# Task directions
Show all lines holding the string "this".

# The records
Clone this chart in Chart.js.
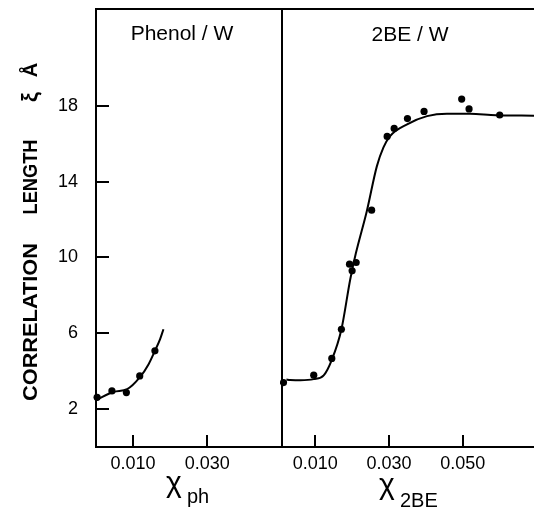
<!DOCTYPE html>
<html>
<head>
<meta charset="utf-8">
<script src="https://cdn.jsdelivr.net/npm/chart.js@4"></script>
<style>
  body { margin: 0; background: #fff; }
  #wrap { position: relative; width: 534px; height: 511px; overflow: hidden; background: #fff; }
  canvas { position: absolute; top: 0; }
  #left { left: 0; }
  #right { left: 280px; }
</style>
</head>
<body>
<div id="wrap">
  <canvas id="left" width="284" height="511"></canvas>
  <canvas id="right" width="254" height="511"></canvas>
</div>
<script>
// Phenol / W : measured points and drawn fit curve
const phenolX = [0.0003, 0.0043, 0.0082, 0.0118, 0.0159];
const phenolY = [2.62, 2.96, 2.87, 3.75, 5.07];
const phenolFitX = [0, 0.0048, 0.0084, 0.0118, 0.0142, 0.0159, 0.0173, 0.0182];
const phenolFitY = [2.47, 2.91, 3.05, 3.67, 4.37, 5.07, 5.69, 6.21];

// 2BE / W
const beX = [0.0014, 0.0096, 0.0145, 0.0171, 0.0193, 0.0200, 0.0211, 0.0253, 0.0295, 0.0314, 0.0350, 0.0395, 0.0497, 0.0517, 0.0600];
const beY = [3.40, 3.79, 4.67, 6.21, 9.64, 9.29, 9.73, 12.49, 16.38, 16.80, 17.32, 17.70, 18.35, 17.83, 17.51];
const beFitX = [0.0022, 0.0032, 0.0060, 0.0096, 0.0123, 0.0145, 0.0171, 0.0195, 0.0210, 0.0240, 0.0267, 0.0285, 0.0303, 0.0349, 0.0403, 0.0457, 0.0520, 0.0590, 0.0693];
const beFitY = [3.56, 3.54, 3.52, 3.58, 3.78, 4.60, 6.20, 8.85, 10.2, 12.45, 14.8, 15.8, 16.4, 17.02, 17.45, 17.58, 17.57, 17.50, 17.47];

const yTicks = [2, 6, 10, 14, 18];
const phenolTicks = [0.010, 0.030];
const beTicks = [0.010, 0.030, 0.050];

const FONT = "'Liberation Sans', Arial, sans-serif";

function pts(xs, ys) { return xs.map((x, i) => ({ x: x, y: ys[i] })); }

// frame lines + inward tick marks (one plugin per chart, so the tick lists stay plain arrays)
function framePlugin(xValues, yValues) {
  return {
    id: 'frame',
    afterDraw(chart) {
      const { ctx, chartArea: a } = chart;
      const xs = chart.scales.x, ys = chart.scales.y;
      ctx.save();
      ctx.fillStyle = '#000';
      ctx.fillRect(a.left - 1, a.top - 1, a.right - a.left + 1, 2);
      ctx.fillRect(a.left - 1, a.bottom - 1, a.right - a.left + 1, 2);
      ctx.fillRect(a.left - 1, a.top - 1, 2, a.bottom - a.top + 1);
      xValues.forEach(v => {
        const px = Math.round(xs.getPixelForValue(v));
        ctx.fillRect(px - 1, a.bottom - 12, 2, 12);
      });
      yValues.forEach(v => {
        const py = Math.round(ys.getPixelForValue(v));
        ctx.fillRect(a.left, py - 1, 13, 2);
      });
      ctx.restore();
    }
  };
}

// free text: titles, axis names
const textPlugin = {
  id: 'notes',
  afterDraw(chart, args, opts) {
    const ctx = chart.ctx;
    (opts.items || []).forEach(it => {
      ctx.save();
      ctx.fillStyle = '#000';
      ctx.font = it.font;
      ctx.textAlign = it.align || 'left';
      ctx.textBaseline = 'alphabetic';
      ctx.translate(it.x, it.y);
      if (it.rotate) ctx.rotate(-Math.PI / 2);
      if (it.fit) {
        const w = ctx.measureText(it.text).width;
        ctx.scale(it.fit / w, 1);
      }
      ctx.fillText(it.text, 0, 0);
      ctx.restore();
    });
  }
};

function makeChart(id, cfg) {
  return new Chart(document.getElementById(id), {
    type: 'scatter',
    data: {
      datasets: [
        { data: pts(cfg.fitX, cfg.fitY), showLine: true, borderColor: '#000', borderWidth: 2,
          pointRadius: 0, cubicInterpolationMode: 'monotone', order: 2 },
        { data: pts(cfg.ptX, cfg.ptY), showLine: false, backgroundColor: '#000', borderWidth: 0,
          pointRadius: 3.6, clip: false, order: 1 }
      ]
    },
    options: {
      responsive: false,
      animation: false,
      layout: { padding: cfg.padding, autoPadding: false },
      scales: {
        x: {
          type: 'linear', min: cfg.xMin, max: cfg.xMax,
          grid: { display: false, drawTicks: false },
          border: { display: false },
          afterBuildTicks: s => { s.ticks = cfg.xTicks.map(v => ({ value: v })); },
          afterFit: s => { s.height = 64; s.paddingLeft = 0; s.paddingRight = 0; },
          ticks: {
            color: '#000', padding: 6, maxRotation: 0, autoSkip: false,
            font: { family: FONT, size: 18 },
            callback: v => v.toFixed(3)
          }
        },
        y: {
          display: cfg.showY, min: 0, max: 23.1,
          grid: { display: false, drawTicks: false },
          border: { display: false },
          afterBuildTicks: s => { s.ticks = yTicks.map(v => ({ value: v })); },
          afterFit: s => { s.width = cfg.showY ? 96 : 0; s.paddingTop = 0; s.paddingBottom = 0; },
          ticks: {
            color: '#000', padding: 18,
            font: { family: FONT, size: 18 }
          }
        }
      },
      plugins: {
        legend: { display: false },
        tooltip: { enabled: false },
        notes: { items: cfg.notes }
      }
    },
    plugins: [framePlugin(cfg.xTicks, cfg.showY ? yTicks : []), textPlugin]
  });
}

makeChart('left', {
  ptX: phenolX, ptY: phenolY, fitX: phenolFitX, fitY: phenolFitY,
  xMin: 0, xMax: 0.0502, xTicks: phenolTicks, showY: true,
  padding: { top: 9, right: 2, left: 0, bottom: 0 },
  notes: [
    { text: 'Phenol / W', x: 182, y: 40, font: `21px ${FONT}`, align: 'center' },
    { text: 'CORRELATION', x: 37, y: 322, font: `bold 20px ${FONT}`, align: 'center', rotate: true, fit: 158 },
    { text: 'LENGTH', x: 37, y: 177, font: `bold 20px ${FONT}`, align: 'center', rotate: true, fit: 75 },
    { text: 'ξ', x: 37, y: 97, font: `bold 22px ${FONT}`, align: 'center', rotate: true },
    { text: 'Å', x: 37, y: 70, font: `bold 20px ${FONT}`, align: 'center', rotate: true },
    { text: 'χ', x: 166, y: 492, font: `30px ${FONT}` },
    { text: 'ph', x: 187, y: 503, font: `20px ${FONT}` }
  ]
});

makeChart('right', {
  ptX: beX, ptY: beY, fitX: beFitX, fitY: beFitY,
  xMin: 0.001, xMax: 0.0693, xTicks: beTicks, showY: false,
  padding: { top: 9, right: 0, left: 2, bottom: 0 },
  notes: [
    { text: '2BE / W', x: 130, y: 41, font: `21px ${FONT}`, align: 'center' },
    { text: 'χ', x: 99, y: 494, font: `30px ${FONT}` },
    { text: '2BE', x: 120, y: 507, font: `20px ${FONT}` }
  ]
});
</script>
</body>
</html>
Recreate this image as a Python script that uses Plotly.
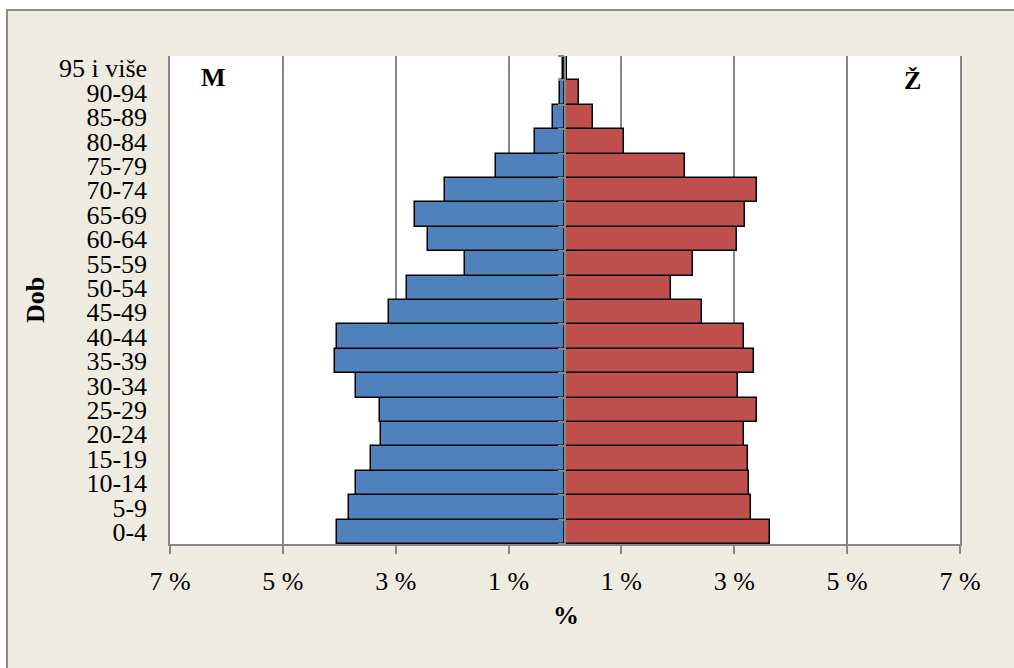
import plotly.graph_objects as go

age_groups = ["0-4", "5-9", "10-14", "15-19", "20-24", "25-29", "30-34", "35-39",
              "40-44", "45-49", "50-54", "55-59", "60-64", "65-69", "70-74", "75-79",
              "80-84", "85-89", "90-94", "95 i više"]
male_pct = [4.04, 3.83, 3.71, 3.44, 3.26, 3.27, 3.70, 4.08, 4.04, 3.12, 2.80, 1.77,
            2.42, 2.66, 2.12, 1.23, 0.54, 0.22, 0.08, 0.04]
female_pct = [3.63, 3.30, 3.26, 3.25, 3.18, 3.41, 3.07, 3.35, 3.18, 2.42, 1.87, 2.26,
              3.05, 3.19, 3.41, 2.12, 1.05, 0.50, 0.24, 0.03]
tick_vals = [-7, -5, -3, -1, 1, 3, 5, 7]
tick_text = ["7 %", "5 %", "3 %", "1 %", "1 %", "3 %", "5 %", "7 %"]

FONT = "Liberation Serif, Times New Roman, serif"
FS = 26
GRID = "#878787"
BEIGE = "#EEEBE0"

W, H = 1014, 668
# plot area in screen pixels
L, R, T, B = 170, 960, 56, 544

def px(x):
    return (x - L) / (R - L)

def py(y):
    return (B - y) / (B - T)

fig = go.Figure()
fig.add_trace(go.Bar(
    y=age_groups, x=[-v for v in male_pct], orientation="h", name="M",
    marker=dict(color="#4F81BD", line=dict(color="black", width=1.5)),
    hoverinfo="skip"))
fig.add_trace(go.Bar(
    y=age_groups, x=female_pct, orientation="h", name="Ž",
    marker=dict(color="#C0504D", line=dict(color="black", width=1.5)),
    hoverinfo="skip"))
# invisible trace to carry the central category axis
fig.add_trace(go.Scatter(
    y=age_groups, x=[0] * len(age_groups), yaxis="y2", mode="markers",
    marker=dict(opacity=0), hoverinfo="skip", showlegend=False))

fig.update_layout(
    width=W, height=H,
    margin=dict(l=L, r=W - R, t=T, b=H - B, pad=0),
    paper_bgcolor="white", plot_bgcolor="white",
    barmode="relative", bargap=0, showlegend=False,
    font=dict(family=FONT, size=FS, color="black"),
    xaxis=dict(range=[-7, 7], tickvals=tick_vals, ticktext=tick_text,
               showgrid=True, gridcolor=GRID, gridwidth=1.5,
               zeroline=False, showline=True, linecolor=GRID, linewidth=1.5,
               ticks="outside", ticklen=8, tickcolor=GRID, tickwidth=1.5,
               ticklabelstandoff=5,
               tickfont=dict(family=FONT, size=FS, color="black"),
               fixedrange=True),
    yaxis=dict(type="category", categoryorder="array", categoryarray=age_groups,
               tickmode="array", tickvals=age_groups, ticktext=age_groups,
               range=[-0.5, len(age_groups) - 0.5],
               showgrid=False, zeroline=False, showline=True, mirror=True,
               linecolor=GRID, linewidth=1.5,
               ticks="outside", ticklen=16, tickcolor="rgba(0,0,0,0)",
               tickfont=dict(family=FONT, size=FS, color="black"),
               fixedrange=True),
    yaxis2=dict(type="category", categoryorder="array", categoryarray=age_groups,
                range=[-0.5, len(age_groups) - 0.5],
                overlaying="y", anchor="free", position=0.5, side="left",
                showgrid=False, zeroline=False, showline=True,
                linecolor=GRID, linewidth=2,
                ticks="outside", tickson="boundaries", ticklen=6,
                tickcolor=GRID, tickwidth=1.5, showticklabels=False,
                fixedrange=True),
    shapes=[
        dict(type="rect", xref="paper", yref="paper",
             x0=px(7), x1=px(1040), y0=py(700), y1=py(10),
             fillcolor=BEIGE, line=dict(color="#8c8c8c", width=2), layer="below"),
        dict(type="rect", xref="paper", yref="paper",
             x0=0, x1=1, y0=0, y1=1,
             fillcolor="white", line=dict(width=0), layer="below"),
    ],
    annotations=[
        dict(text="<b>M</b>", xref="paper", yref="paper", x=px(213), y=py(77),
             xanchor="center", yanchor="middle", showarrow=False,
             font=dict(family=FONT, size=FS, color="black")),
        dict(text="<b>Ž</b>", xref="paper", yref="paper", x=px(912), y=py(80),
             xanchor="center", yanchor="middle", showarrow=False,
             font=dict(family=FONT, size=FS, color="black")),
        dict(text="<b>Dob</b>", xref="paper", yref="paper", x=px(35), y=py(300),
             xanchor="center", yanchor="middle", textangle=-90, showarrow=False,
             font=dict(family=FONT, size=FS, color="black")),
        dict(text="<b>%</b>", xref="paper", yref="paper", x=px(566), y=py(615),
             xanchor="center", yanchor="middle", showarrow=False,
             font=dict(family=FONT, size=FS, color="black")),
    ],
)

fig.write_html(
    "out.html",
    config={"displayModeBar": False},
    post_script="document.body.style.margin='0';document.body.style.overflow='hidden';",
)
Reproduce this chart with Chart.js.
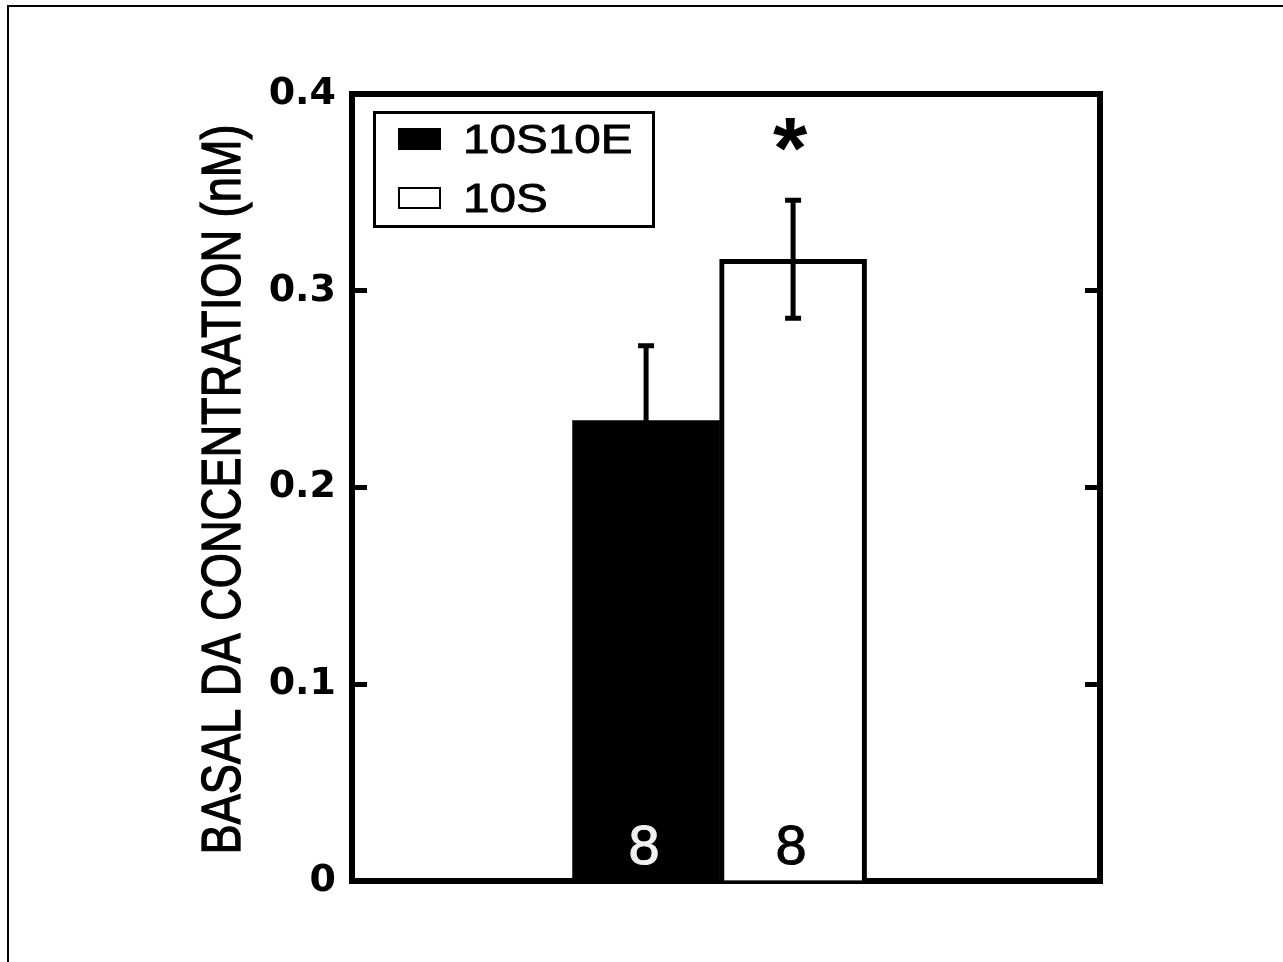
<!DOCTYPE html>
<html><head><meta charset="utf-8">
<script src="https://cdn.jsdelivr.net/npm/chart.js@4.4.1/dist/chart.umd.min.js"></script>
<style>html,body{margin:0;padding:0;background:#fff;overflow:hidden}
canvas{display:block}</style>
</head><body>
<canvas id="c" width="1283" height="962" style="width:1283px;height:962px"></canvas>
<script>
// ---- data ----
const categories = [0];
const seriesLabels = ['10S10E', '10S'];
const means10S10E = [0.234];
const means10S = [0.316];
const sem10S10E = [0.038];
const sem10S = [0.030];
const nCounts = [8, 8];
const significance = ['', '*'];
const yTicks = [0, 0.1, 0.2, 0.3, 0.4];
const yTitle = 'BASAL DA CONCENTRATION (nM)';

const fillColors = ['#000000', '#ffffff'];
const countColors = ['#f0f0f0', '#000000'];

const frame = {
  id: 'frame',
  beforeDraw(chart) {
    const ctx = chart.ctx;
    ctx.save();
    ctx.fillStyle = '#fff';
    ctx.fillRect(0, 0, chart.width, chart.height);
    ctx.fillStyle = '#000';
    ctx.fillRect(7, 5, chart.width - 7, 2);
    ctx.fillRect(7, 5, 2, chart.height - 5);
    ctx.restore();
  }
};

const yTitlePlugin = {
  id: 'yTitlePlugin',
  afterDraw(chart) {
    const ctx = chart.ctx;
    const area = chart.chartArea;
    ctx.save();
    ctx.font = '55px "Liberation Sans", Arial, sans-serif';
    const w = ctx.measureText(yTitle).width;
    ctx.translate(240, (area.top + area.bottom) / 2 + 2);
    ctx.rotate(-Math.PI / 2);
    ctx.scale(730 / w, 1);
    ctx.fillStyle = '#000';
    ctx.strokeStyle = '#000';
    ctx.lineWidth = 1.3;
    ctx.textAlign = 'center';
    ctx.textBaseline = 'alphabetic';
    ctx.fillText(yTitle, 0, 0);
    ctx.strokeText(yTitle, 0, 0);
    ctx.restore();
  }
};

const annotations = {
  id: 'annotations',
  afterDatasetsDraw(chart) {
    const ctx = chart.ctx;
    const y = chart.scales.y;
    const area = chart.chartArea;
    chart.data.datasets.forEach((ds, i) => {
      const meta = chart.getDatasetMeta(i);
      meta.data.forEach((bar, j) => {
        const m = ds.data[j], e = ds.errors[j];
        const yTop = y.getPixelForValue(m + e), yBot = y.getPixelForValue(m - e);
        ctx.save();
        ctx.strokeStyle = '#000';
        ctx.lineWidth = 5;
        ctx.beginPath();
        ctx.moveTo(bar.x, yTop); ctx.lineTo(bar.x, yBot);
        ctx.moveTo(bar.x - 8, yTop); ctx.lineTo(bar.x + 8, yTop);
        ctx.moveTo(bar.x - 8, yBot); ctx.lineTo(bar.x + 8, yBot);
        ctx.stroke();
        // n count
        ctx.fillStyle = ds.countColor;
        ctx.strokeStyle = ds.countColor;
        ctx.lineWidth = 1;
        ctx.font = '56px "Liberation Sans", Arial, sans-serif';
        ctx.textAlign = 'center';
        ctx.textBaseline = 'alphabetic';
        ctx.fillText(String(ds.counts[j]), bar.x - 2, y.getPixelForValue(0) - 17);
        ctx.strokeText(String(ds.counts[j]), bar.x - 2, y.getPixelForValue(0) - 17);
        // significance
        const s = ds.sig[j];
        if (s) {
          ctx.fillStyle = '#000';
          ctx.font = 'bold 88px "Liberation Sans", Arial, sans-serif';
          const mt = ctx.measureText(s);
          const cy = yTop - 66;
          const base = cy - (mt.actualBoundingBoxDescent - mt.actualBoundingBoxAscent) / 2;
          ctx.fillText(s, bar.x - 3, base);
        }
        ctx.restore();
      });
    });
    // legend box
    const lx = area.left + 21, ly = area.top + 17;
    ctx.save();
    ctx.strokeStyle = '#000';
    ctx.lineWidth = 3;
    ctx.strokeRect(lx + 1.5, ly + 1.5, 279, 114);
    chart.data.datasets.forEach((ds, i) => {
      const rowY = ly + 28 + i * 59;
      ctx.fillStyle = ds.backgroundColor;
      ctx.fillRect(lx + 25, rowY - 11, 43, 22);
      ctx.strokeStyle = '#000';
      ctx.lineWidth = 2;
      ctx.strokeRect(lx + 26, rowY - 10, 41, 20);
      ctx.save();
      ctx.translate(lx + 90, rowY + 14);
      ctx.scale(1.19, 1);
      ctx.fillStyle = '#000';
      ctx.strokeStyle = '#000';
      ctx.lineWidth = 0.8;
      ctx.font = '40px "Liberation Sans", Arial, sans-serif';
      ctx.textAlign = 'left';
      ctx.textBaseline = 'alphabetic';
      ctx.fillText(ds.label, 0, 0);
      ctx.strokeText(ds.label, 0, 0);
      ctx.restore();
    });
    ctx.restore();
  }
};

const tickSetter = (scale) => { scale.ticks = yTicks.map(v => ({ value: v })); };

new Chart(document.getElementById('c'), {
  type: 'bar',
  data: {
    labels: categories,
    datasets: [
      { label: seriesLabels[0], data: means10S10E, errors: sem10S10E, counts: [nCounts[0]], sig: [significance[0]],
        countColor: countColors[0], backgroundColor: fillColors[0], borderColor: '#000', borderWidth: 0,
        barThickness: 147 },
      { label: seriesLabels[1], data: means10S, errors: sem10S, counts: [nCounts[1]], sig: [significance[1]],
        countColor: countColors[1], backgroundColor: fillColors[1], borderColor: '#000',
        borderWidth: { left: 5, top: 5, right: 5, bottom: 0 }, borderSkipped: 'bottom',
        barThickness: 147 }
    ]
  },
  options: {
    responsive: false,
    animation: false,
    devicePixelRatio: 1,
    layout: { padding: { left: 185, right: 183, top: 94, bottom: 81 } },
    plugins: { legend: { display: false }, tooltip: { enabled: false } },
    scales: {
      x: {
        type: 'linear',
        position: 'bottom',
        min: -0.49, max: 0.51,
        grid: { display: false, drawTicks: false },
        border: { display: true, width: 6, color: '#000' },
        ticks: { display: false },
        afterFit(s) { s.height = 0; }
      },
      xTop: {
        type: 'linear',
        position: 'top',
        min: -0.49, max: 0.51,
        grid: { display: false, drawTicks: false },
        border: { display: true, width: 6, color: '#000' },
        ticks: { display: false },
        afterFit(s) { s.height = 0; }
      },
      y: {
        position: 'left',
        min: 0, max: 0.4,
        afterBuildTicks: tickSetter,
        grid: { drawOnChartArea: false, drawTicks: true, tickLength: -15, tickWidth: 5, tickColor: '#000' },
        border: { display: true, width: 6, color: '#000' },
        ticks: {
          padding: 31, color: '#000',
          font: { family: '"DejaVu Sans", sans-serif', weight: 'bold', size: 38 },
          callback: (v) => v === 0 ? '0' : v.toFixed(1)
        },
        title: { display: false, text: yTitle },
        afterFit(s) { s.width = 352 - 185; }
      },
      y2: {
        position: 'right',
        min: 0, max: 0.4,
        afterBuildTicks: tickSetter,
        grid: { drawOnChartArea: false, drawTicks: true, tickLength: -15, tickWidth: 5, tickColor: '#000' },
        border: { display: true, width: 6, color: '#000' },
        ticks: { display: false },
        afterFit(s) { s.width = 0; }
      }
    }
  },
  plugins: [frame, annotations, yTitlePlugin]
});
</script>
</body></html>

# Output of the exercise
Clone this chart in Chart.js.
Recreate this image as a Python script that uses Plotly.
Reproduce this chart with Chart.js.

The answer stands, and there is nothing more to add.